British Columbia’s Salmon Stock Collapses

5 Comments

  1. S Brennan

    One of the most foolish notions share by right and left is the idea that a weaker dollar will immediately effect the balance of trade…as if manufacturing plants will spring up like mushroom after a rain. Sorry Charlie, economics professors talk a lot of shit and this is one of their bright shinning turds. Manufactures don’t/can’t react to fluctuations, they have a need for long term commitments of cost control, not a two year commitment.

    China took our manufacturing by a combination of things…over a long period of time. US manufacturing could be reconstituted and the nation would be better for it, but it will take a industrial policy willing to manipulate currency, price supports [think government purchasing agreements that are margin controlled…ie you want the contract, you open your books], DIRECT subsidies [think DARPA not loans but seed money], import tariffs and outright embargos on goods that are not produce in compliance with internal enviromental/labor standards. EXACTLY the same things China did.

    In addition, control of “high wages” rudimentry. From yesterday:

    “…does anybody in their right mind not realize that wage demands are related to PRICE demands…or “rents” as they are now called. If people could buy a house for 15,000, groceries for 20 a week, a doctor’s visit for 10 bucks, a car for 2,000 do you really think workers would demand a six figure salary? High wages in America are directly related to high “rents” In spite of what economist say, prices are determined by inputs, margins, and demand, increase ANY one of these three and prices increase. If you want to produce with low wage, you must either suppress the worker with bullets, or suppress the margin on the “rents” he/she must pay.” Control unbridled greed, or be willing to murder good people for the privilege of overcharging them…or let the country continue it’s 3 decade long decline.

    Manufacturing will not come back with temporary currency manipulations, I don’t care how many pointy head professors of both the left and the right huff and puff. Even Dean Baker is wrong on this one.

  2. Ian Welsh

    Agreed on all points. Especially that, rents/asset inflation needs to be lowered significantly.

  3. S Brennan

    I should another comment on the subject from yesterday:

    By S Brennan on Sun, 11/22/2009 – 6:14pm

    …I don’t like what the US does with cotton or sugar. Trade should be fair. To be fair, trade needs to be bilateral and highly conditional.

    I export, the greatest structural impediments to US goods occurs in their own market. US chain retailers and distributors regularly block access to market because it is their undying belief that they can take your product over to China and get it knocked off and have a larger margin.
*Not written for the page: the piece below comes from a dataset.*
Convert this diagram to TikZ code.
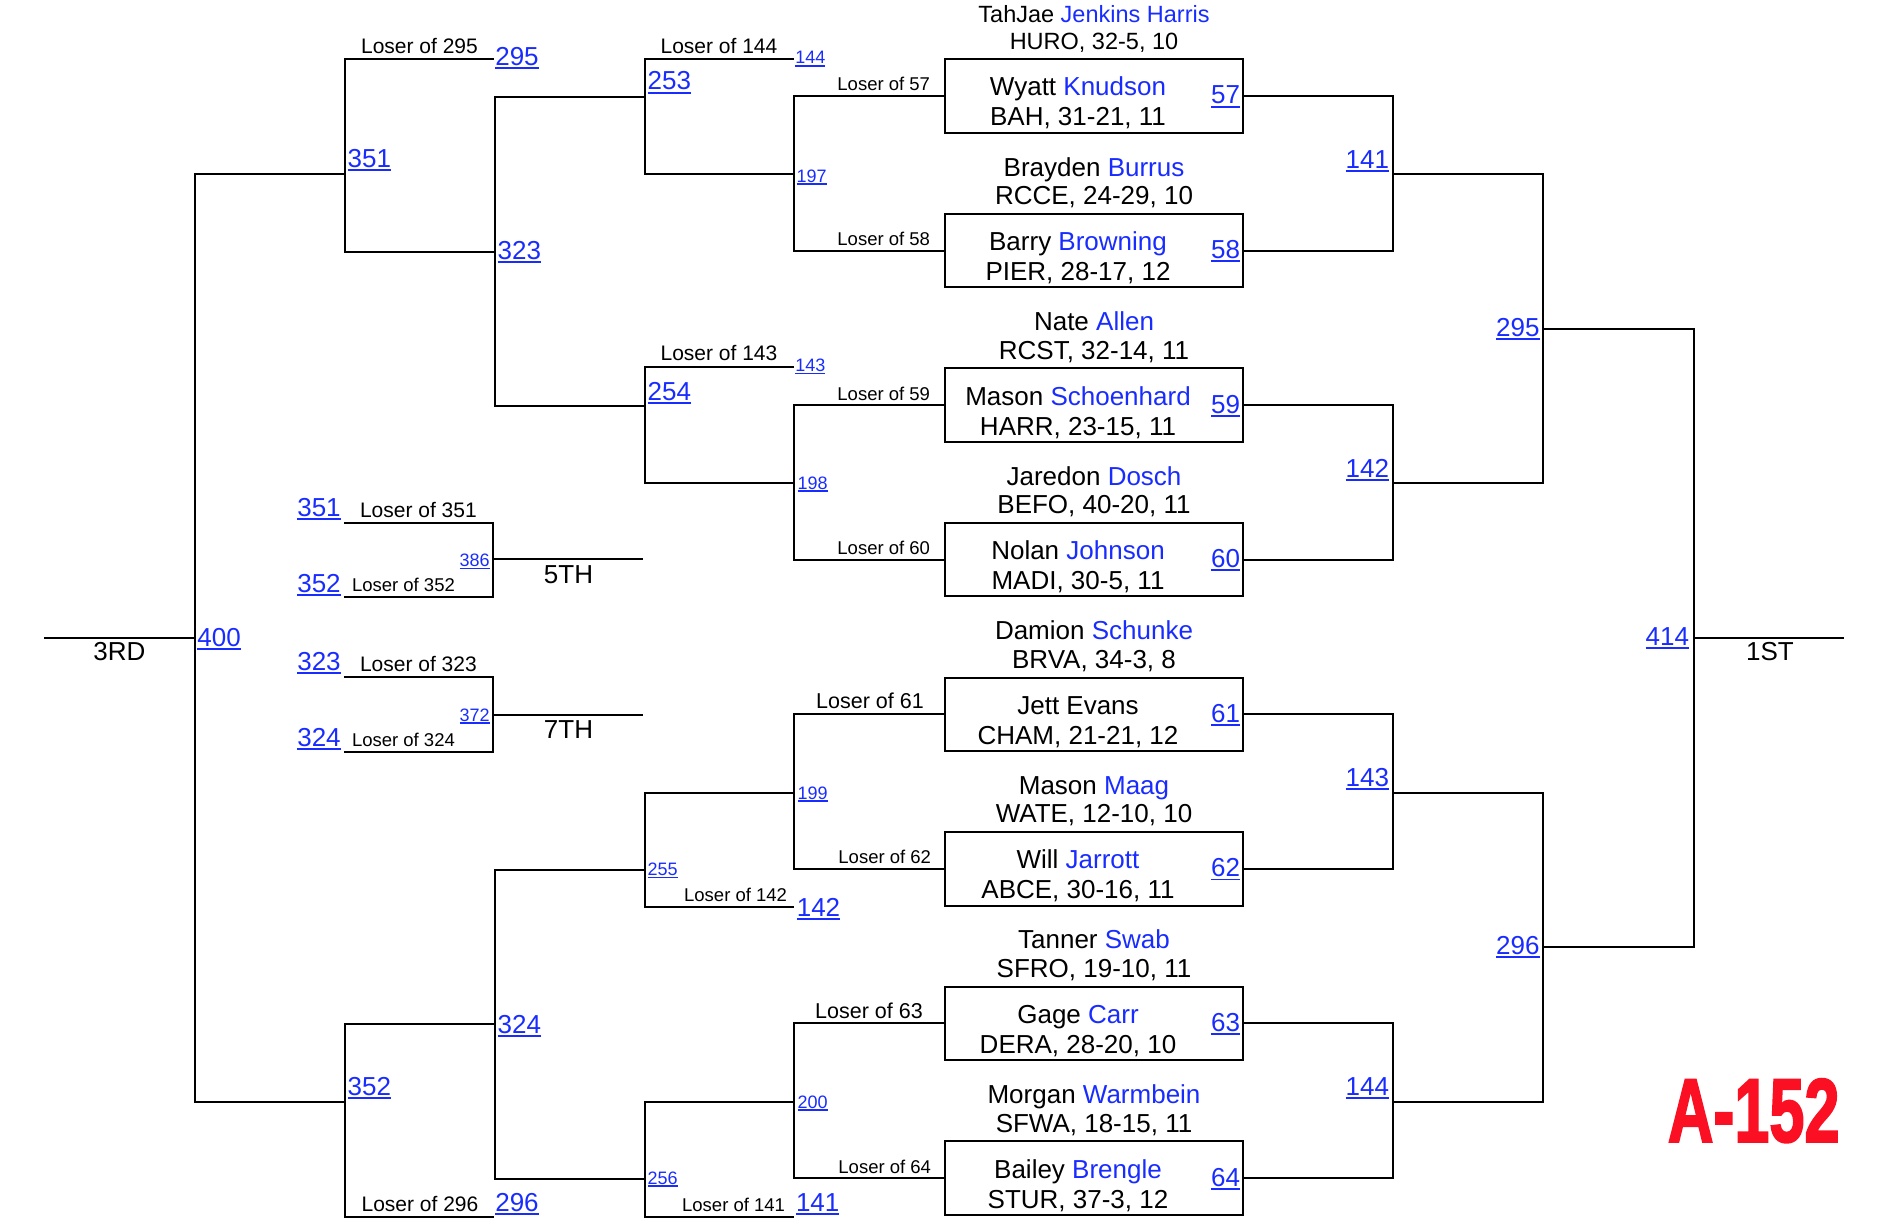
\documentclass[tikz,border=0pt]{standalone}
\usepackage{fontspec}
\setmainfont{Liberation Sans}
\newfontfamily\tagfont[FakeBold=2.5]{Liberation Sans Bold}
\definecolor{lnkblue}{RGB}{24,44,255}
\definecolor{tagred}{RGB}{250,16,34}
\newcommand\nm[1]{\textcolor{lnkblue}{#1}}
\newcommand\lk[1]{\setbox0=\hbox{#1}\rlap{\rule[-0.14em]{\wd0}{0.075em}}\box0}

\begin{document}
\begin{tikzpicture}[x=1pt, y=-1pt, line width=2pt,
    box/.style={draw, line width=2pt, minimum width=298.6pt, minimum height=73.5pt, inner sep=0pt, outer sep=0pt},
    entry/.style={font=\fontsize{26}{30}\selectfont, inner sep=0pt, anchor=base},
    seednum/.style={text=lnkblue, font=\fontsize{26}{30}\selectfont, inner sep=0pt},
    seedsm/.style={text=lnkblue, font=\fontsize{18}{20}\selectfont, inner sep=0pt},
    loser/.style={font=\fontsize{21}{24}\selectfont, inner sep=0pt, anchor=base},
    losersm/.style={font=\fontsize{18.5}{21}\selectfont, inner sep=0pt},
    finish/.style={font=\fontsize{26}{30}\selectfont, inner sep=0pt, anchor=base}]
    \useasboundingbox (0,0) rectangle (1900,1228);

    % 1. wrestler boxes
    \foreach \i/\n/\fa/\fb/\tn/\tl/\bn/\bl in {
      0/57/23.5/27.7/{TahJae \nm{Jenkins Harris}}/{HURO, 32-5, 10}/{Wyatt \nm{Knudson}}/{BAH, 31-21, 11},
      1/58/26/28.5/{Brayden \nm{Burrus}}/{RCCE, 24-29, 10}/{Barry \nm{Browning}}/{PIER, 28-17, 12},
      2/59/26/28.5/{Nate \nm{Allen}}/{RCST, 32-14, 11}/{Mason \nm{Schoenhard}}/{HARR, 23-15, 11},
      3/60/26/28.5/{Jaredon \nm{Dosch}}/{BEFO, 40-20, 11}/{Nolan \nm{Johnson}}/{MADI, 30-5, 11},
      4/61/26/28.5/{Damion \nm{Schunke}}/{BRVA, 34-3, 8}/{Jett Evans}/{CHAM, 21-21, 12},
      5/62/26/28.5/{Mason \nm{Maag}}/{WATE, 12-10, 10}/{Will \nm{Jarrott}}/{ABCE, 30-16, 11},
      6/63/26/28.5/{Tanner \nm{Swab}}/{SFRO, 19-10, 11}/{Gage \nm{Carr}}/{DERA, 28-20, 10},
      7/64/26/28.5/{Morgan \nm{Warmbein}}/{SFWA, 18-15, 11}/{Bailey \nm{Brengle}}/{STUR, 37-3, 12}}
    {
      \pgfmathsetmacro\yc{97+154.57*\i}
      \node[box] (b\n) at (1094,{\yc-1}) {};
      \node[entry] (p\n) at (1078,{\yc-1}) {\bn};
      \node[entry] (q\n) at (1078,{\yc+29}) {\bl};
      \node[entry, font=\fontsize{\fa}{\fb}\selectfont] (a\n) at (1094,{\yc-47-\fb}) {\tn};
      \node[entry, font=\fontsize{\fa}{\fb}\selectfont] (t\n) at (1094,{\yc-47}) {\tl};
      \node[seednum, anchor=base east] (s\n) at (1241,{\yc+7}) {\lk{\n}};
    }

    % 2. championship side
    \coordinate (w141) at (1393,174.3);
    \coordinate (w142) at (1393,483.4);
    \coordinate (w143) at (1393,792.6);
    \coordinate (w144) at (1393,1101.7);
    \coordinate (w295) at (1543,328.9);
    \coordinate (w296) at (1543,947.1);
    \coordinate (w414) at (1693.5,638);
    \coordinate (e1) at (1844,638);
    \draw (b57.east) -| (w141) |- (b58.east);
    \draw (b59.east) -| (w142) |- (b60.east);
    \draw (b61.east) -| (w143) |- (b62.east);
    \draw (b63.east) -| (w144) |- (b64.east);
    \draw (w141) -| (w295) |- (w142);
    \draw (w143) -| (w296) |- (w144);
    \draw (w295) -| (w414) |- (w296);
    \draw (w414) -- (e1);
    \node[seednum, anchor=base east] (r141) at (1390,168) {\lk{141}};
    \node[seednum, anchor=base east] (r142) at (1390,477) {\lk{142}};
    \node[seednum, anchor=base east] (r143) at (1390,786) {\lk{143}};
    \node[seednum, anchor=base east] (r144) at (1390,1095) {\lk{144}};
    \node[seednum, anchor=base east] (r295) at (1540.6,336) {\lk{295}};
    \node[seednum, anchor=base east] (r296) at (1540.6,954) {\lk{296}};
    \node[seednum, anchor=base east] (r414) at (1690,645) {\lk{414}};
    \node[finish] (f1) at (1770,660.7) {1ST};

    % 3. consolation side
    \coordinate (t144) at (794,59);
    \coordinate (t143) at (794,367);
    \coordinate (t142) at (794,906.7);
    \coordinate (t141) at (794,1217);
    \coordinate (t295) at (494,59);
    \coordinate (t296) at (494,1217);
    \coordinate (c197) at (794,174.3);
    \coordinate (c198) at (794,483.4);
    \coordinate (c199) at (794,792.6);
    \coordinate (c200) at (794,1101.7);
    \coordinate (c253) at (645,97);
    \coordinate (c254) at (645,406.1);
    \coordinate (c255) at (645,869.9);
    \coordinate (c256) at (645,1179);
    \coordinate (c323) at (495,251.6);
    \coordinate (c324) at (495,1024.4);
    \coordinate (c351) at (345,174.3);
    \coordinate (c352) at (345,1101.7);
    \coordinate (c400) at (195,638);
    \coordinate (e3) at (44,638);
    \draw (b57.west) -| (c197) |- (b58.west);
    \draw (b59.west) -| (c198) |- (b60.west);
    \draw (b61.west) -| (c199) |- (b62.west);
    \draw (b63.west) -| (c200) |- (b64.west);
    \draw (t144) -| (c253) |- (c197);
    \draw (t143) -| (c254) |- (c198);
    \draw (c199) -| (c255) |- (t142);
    \draw (c200) -| (c256) |- (t141);
    \draw (c253) -| (c323) |- (c254);
    \draw (c255) -| (c324) |- (c256);
    \draw (t295) -| (c351) |- (c323);
    \draw (c324) -| (c352) |- (t296);
    \draw (c351) -| (c400) |- (c352);
    \draw (c400) -- (e3);
    \node[finish] (f3) at (119.5,660.7) {3RD};

    % 4. consolation labels
    \node[seednum, anchor=base west] (k295) at (494.3,65.7) {\lk{295}};
    \node[seednum, anchor=base west] (k351) at (346.7,167.7) {\lk{351}};
    \node[seednum, anchor=base west] (k323) at (496.7,259.3) {\lk{323}};
    \node[seednum, anchor=base west] (k253) at (646.7,90) {\lk{253}};
    \node[seednum, anchor=base west] (k254) at (646.7,400) {\lk{254}};
    \node[seednum, anchor=base west] (k400) at (196.4,646.7) {\lk{400}};
    \node[seednum, anchor=base west] (k324) at (496.7,1033.3) {\lk{324}};
    \node[seednum, anchor=base west] (k352) at (346.7,1095.7) {\lk{352}};
    \node[seednum, anchor=base west] (k296) at (494.3,1211.7) {\lk{296}};
    \node[seednum, anchor=base west] (k142) at (795.8,916.5) {\lk{142}};
    \node[seednum, anchor=base west] (k141) at (795,1211.7) {\lk{141}};
    \node[seedsm, anchor=base west] (k144) at (794.3,64) {\lk{144}};
    \node[seedsm, anchor=base west] (k143) at (794.3,371.7) {\lk{143}};
    \node[seedsm, anchor=base west] (k197) at (795.5,182) {\lk{197}};
    \node[seedsm, anchor=base west] (k198) at (796.7,489.3) {\lk{198}};
    \node[seedsm, anchor=base west] (k199) at (796.7,799) {\lk{199}};
    \node[seedsm, anchor=base west] (k200) at (796.7,1108.3) {\lk{200}};
    \node[seedsm, anchor=base west] (k255) at (646.7,875.5) {\lk{255}};
    \node[seedsm, anchor=base west] (k256) at (646.7,1184) {\lk{256}};

    % 5. loser texts
    \node[loser] (l295) at (419.5,53.3) {Loser of 295};
    \node[loser] (l144) at (719,53.3) {Loser of 144};
    \node[loser] (l143) at (719,360.7) {Loser of 143};
    \node[loser] (l296) at (420,1211.7) {Loser of 296};
    \node[loser, font=\fontsize{21.5}{24}\selectfont] (l61) at (870,708.3) {Loser of 61};
    \node[loser, font=\fontsize{21.5}{24}\selectfont] (l63) at (869,1018) {Loser of 63};
    \node[losersm, anchor=base east] (l57) at (931,91) {Loser of 57};
    \node[losersm, anchor=base east] (l58) at (931,245.6) {Loser of 58};
    \node[losersm, anchor=base east] (l59) at (931,400.1) {Loser of 59};
    \node[losersm, anchor=base east] (l60) at (931,554.7) {Loser of 60};
    \node[losersm, anchor=base east] (l62) at (932,863.9) {Loser of 62};
    \node[losersm, anchor=base east] (l64) at (932,1173) {Loser of 64};
    \node[losersm, anchor=base east] (l142) at (788,901.7) {Loser of 142};
    \node[losersm, anchor=base east] (l141) at (786,1211.7) {Loser of 141};

    % 6. 5th and 7th place
    \coordinate (s351) at (344,522.7);
    \coordinate (s352) at (344,596.7);
    \coordinate (c386) at (492.7,558.7);
    \coordinate (e5) at (643.3,558.7);
    \coordinate (s323) at (344,676.7);
    \coordinate (s324) at (344,751.7);
    \coordinate (c372) at (492.7,715);
    \coordinate (e7) at (643.3,715);
    \draw (s351) -| (c386) |- (s352);
    \draw (c386) -- (e5);
    \draw (s323) -| (c372) |- (s324);
    \draw (c372) -- (e7);
    \node[loser] (l351) at (418.4,517.3) {Loser of 351};
    \node[loser] (l323) at (418.4,671) {Loser of 323};
    \node[losersm, anchor=base west] (l352) at (351,591.7) {Loser of 352};
    \node[losersm, anchor=base west] (l324) at (351,746.7) {Loser of 324};
    \node[seednum, anchor=base east] (m351) at (341.7,516) {\lk{351}};
    \node[seednum, anchor=base east] (m352) at (341.7,592.7) {\lk{352}};
    \node[seednum, anchor=base east] (m323) at (341.7,670) {\lk{323}};
    \node[seednum, anchor=base east] (m324) at (341.7,746.7) {\lk{324}};
    \node[seedsm, anchor=base east] (k386) at (490.7,566.5) {\lk{386}};
    \node[seedsm, anchor=base east] (k372) at (490.7,721) {\lk{372}};
    \node[finish] (f5) at (568.5,583.3) {5TH};
    \node[finish] (f7) at (568.5,738.3) {7TH};

    % 7. weight class tag
    \node[anchor=base, inner sep=0pt, text=tagred, font=\fontsize{90}{90}\tagfont] (tag) at (1753.7,1141.7) {\scalebox{0.7}[1]{A-152}};
\end{tikzpicture}
\end{document}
US retailers actively work against US manufactures, that type of behavior is not seen in the rest of the industrial world. Suffice to say, a significant number of US made products are available in Europe that are not available in the US. Free trade & free markets are illusionary, the terms themselves are silly marketing gimmicks.

  4. BDBlue

    This post reminds me of Stirling’s excellent piece on peak oil, here.

  5. Unfortunately, we’re at the point where the Correct Solution (carefully planned/selective tariffs, confiscatory taxes on very high incomes, and so on) will not be followed, but something has to be done. The reason for supporting a lower dollar is that it is a weak substitute for some aspects of the Correct Solution, but it is the Available Solution at hand.